Als Montesquieu 1721 seinen Briefroman Persische Briefe veröffentlichte, war die Aufregung groß.
Ein Buch, in welchem zwei Perser, Usbek und Rica, durch Europa reisen und ihren Briefpartnern mitteilen, was sie erleben und beobachten. Darunter auch die Missstände, unter welchen die Bewohner dieser Landstriche zu leiden hatten. Die klugen Betrachtungen trafen dabei einen Nerv in der Gesellschaft, und Montesquieu, welcher Jahre später die Gewaltenteilung ausformulierte, legte hier den Grundstein seiner Popularität.
Könnte ein solches Buch auch heute noch Erfolge feiern?
Anlass dafür gibt es unbedingt. Die Coronakrise hat dem alten Kontinent endgültig gezeigt, dass er nicht mehr das Zentrum der Welt darstellt. Andere Gesellschaften, insbesondere Ostasiens, sind mittlerweile besser in der Lage, die Herausforderungen unserer Zeit zu meistern. Was würde ein Besucher aus Japan wohl davon halten, dass unsere Gesundheitssysteme nicht vorbereitet waren auf die Pandemie? Ein Südkoreaner, dass wir nach wenigen Wochen nicht mehr wussten, wer sich wie und wann mit dem Virus angesteckt hat? Ein Bewohner Singapurs, wenn er von Faxgeräten in Gesundheitsämtern hörte?

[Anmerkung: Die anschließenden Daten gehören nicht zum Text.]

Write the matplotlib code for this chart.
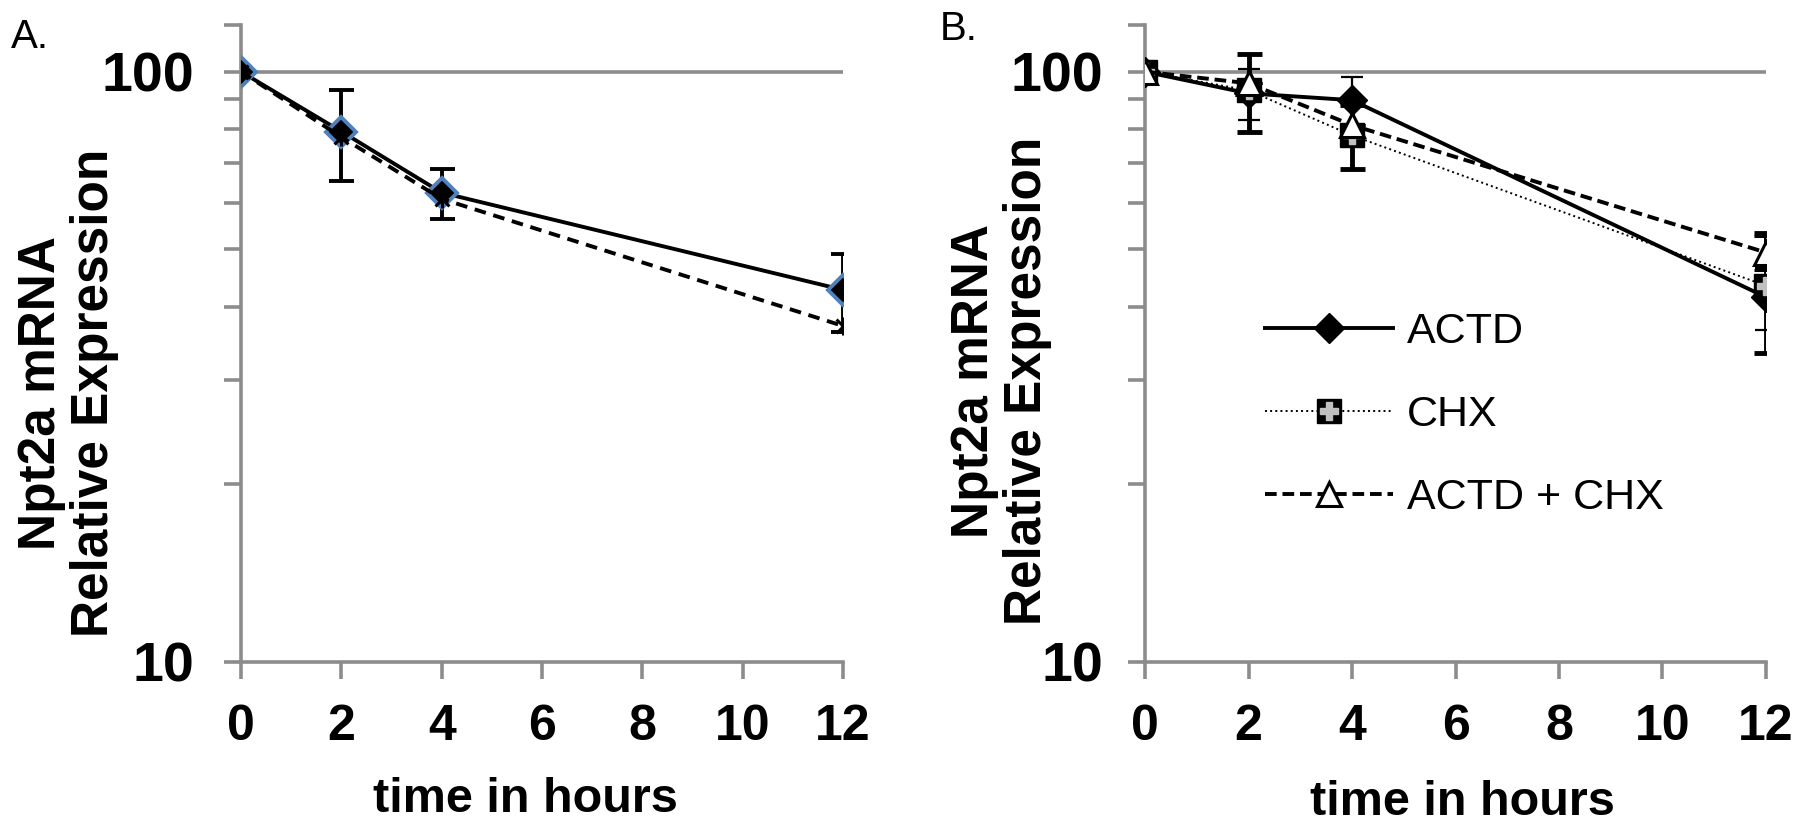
import matplotlib
matplotlib.use('Agg')
import matplotlib.pyplot as plt
from matplotlib.path import Path
from matplotlib.ticker import FixedLocator, NullFormatter, FixedFormatter
from matplotlib.legend_handler import HandlerTuple

plt.rcParams['font.family'] = ['Liberation Sans', 'DejaVu Sans']

# panel A data
hours_a = [0, 2, 4, 12]
actd_a = [100, 79.2, 62.4, 42.7]
actd_a_err = [0, 13.8, 6.0, 6.4]
other_a = [100, 77.5, 60.9, 37.1]

# panel B data
hours_b = [0, 2, 4, 12]
actd_b = [100, 91.9, 89.5, 41.5]
actd_b_err = [0, 9.0, 8.5, 5.0]
chx_b = [100, 93.0, 78.0, 43.4]
chx_b_err = [0, 14.0, 9.7, 10.0]
combo_b = [100, 95.6, 81.2, 49.4]
combo_b_err = [0, 0, 0, 3.3]

labels_b = ['ACTD', 'CHX', 'ACTD + CHX']
xticks = [0, 2, 4, 6, 8, 10, 12]
ymax = 120
GREY = '#8c8c8c'

# star marker like excel: X plus vertical bar
star = Path([(-1, -1), (1, 1), (-1, 1), (1, -1), (0, -1.3), (0, 1.3)],
            [Path.MOVETO, Path.LINETO, Path.MOVETO, Path.LINETO, Path.MOVETO, Path.LINETO])

fig = plt.figure(figsize=(18, 8.23), dpi=100)
ax_a = fig.add_axes([241 / 1800, 161 / 823, 602 / 1800, 637 / 823])
ax_b = fig.add_axes([1145 / 1800, 161 / 823, 621 / 1800, 637 / 823])


def style_axis(ax, ypad):
    ax.set_yscale('log')
    ax.set_ylim(10, ymax)
    ax.set_xlim(0, 12)
    for s in ['top', 'right']:
        ax.spines[s].set_visible(False)
    for s in ['left', 'bottom']:
        ax.spines[s].set_color(GREY)
        ax.spines[s].set_linewidth(2.6)
    ax.yaxis.set_major_locator(FixedLocator([10, 100]))
    ax.yaxis.set_major_formatter(FixedFormatter(['10', '100']))
    ax.yaxis.set_minor_locator(FixedLocator([20, 30, 40, 50, 60, 70, 80, 90, ymax]))
    ax.yaxis.set_minor_formatter(NullFormatter())
    ax.set_xticks(xticks)
    ax.tick_params(axis='both', which='both', direction='out', length=12,
                   width=2.6, color=GREY)
    ax.tick_params(axis='y', which='major', pad=ypad)
    ax.tick_params(axis='x', pad=18)
    for t in ax.get_yticklabels():
        t.set_fontsize(40)
        t.set_fontweight('bold')
    for t in ax.get_xticklabels():
        t.set_fontsize(36)
        t.set_fontweight('bold')
    ax.axhline(100, color=GREY, lw=2.6, zorder=0)
    ax.set_ylabel('Npt2a mRNA\nRelative Expression', fontsize=37,
                  fontweight='bold', linespacing=1.1)
    ax.set_xlabel('time in hours', fontsize=35, fontweight='bold',
                  va='baseline')


style_axis(ax_a, 22)
style_axis(ax_b, 18)

# panel A
ax_a.errorbar(hours_a, actd_a, yerr=actd_a_err, color='black', lw=2.8,
              elinewidth=2.8, capsize=9, capthick=2.8, marker='D',
              ms=15, mfc='black', mec='#4f81bd', mew=2.8, zorder=3)
ax_a.plot(hours_a, other_a, color='black', lw=2.8, ls=(0, (3, 2)),
          marker=star, ms=13, mfc='none', mec='black', mew=2.2, zorder=4)
ax_a.yaxis.set_label_coords(-0.203, 0.422)
ax_a.xaxis.set_label_coords(5.67 / 12, -0.2355)

# panel B
l1 = ax_b.errorbar(hours_b, actd_b, yerr=actd_b_err, color='black', lw=2.8,
                   elinewidth=1.6, capsize=8, capthick=1.6, marker='D',
                   ms=15, mfc='black', mec='black', zorder=3)
l2 = ax_b.errorbar(hours_b, chx_b, yerr=chx_b_err, color='black', lw=1.4,
                   ls=':', elinewidth=3.5, capsize=9, capthick=3.5, marker='s',
                   ms=17, mfc='black', mec='black', zorder=4)
l2b, = ax_b.plot(hours_b, chx_b, ls='none', marker='P', ms=13,
                 mfc='#c0c0c0', mec='#c0c0c0', zorder=5)
l3 = ax_b.errorbar(hours_b, combo_b, yerr=combo_b_err, color='black', lw=2.8,
                   ls=(0, (3, 1.5)), elinewidth=3.5, capsize=9, capthick=3.5,
                   marker='^', ms=17, mfc='white', mec='black', mew=2.2,
                   zorder=6)
ax_b.yaxis.set_label_coords(-0.15, 0.441)
ax_b.xaxis.set_label_coords(6.13 / 12, -0.24)

ax_b.legend([l1[0], (l2[0], l2b), l3[0]], labels_b,
            handler_map={tuple: HandlerTuple(ndivide=1, pad=0)},
            loc='upper left', bbox_to_anchor=(0.193, 0.549), frameon=False,
            fontsize=31, handlelength=2.97, handletextpad=0.33,
            labelspacing=1.0, borderaxespad=0, borderpad=0)

fig.text(0.006, 0.978, 'A.', fontsize=29, va='top', ha='left')
fig.text(0.522, 0.988, 'B.', fontsize=29, va='top', ha='left')

fig.savefig('out.png', dpi=100)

Auch Vietnam, für viele Europäer noch ein Inbegriff für Dschungelkämpfe und stumpfen Kommunismus, wird wohl einer der Gewinner aus der Krise sein. Mit strengen, aber klugen Maßnahmen konnten sie das Virus weitgehend eindämmen und die Todeszahlen im zweistelligen Bereich halten. Zudem konnten sie, als einer der wenigen Staaten dieser Welt, ihre Wirtschaft wachsen lassen.
Das Land, gestern noch das Armenhaus Ostasiens, ist heute eine florierende Gesellschaft.
Und morgen schon könnten sie uns Briefe schreiben.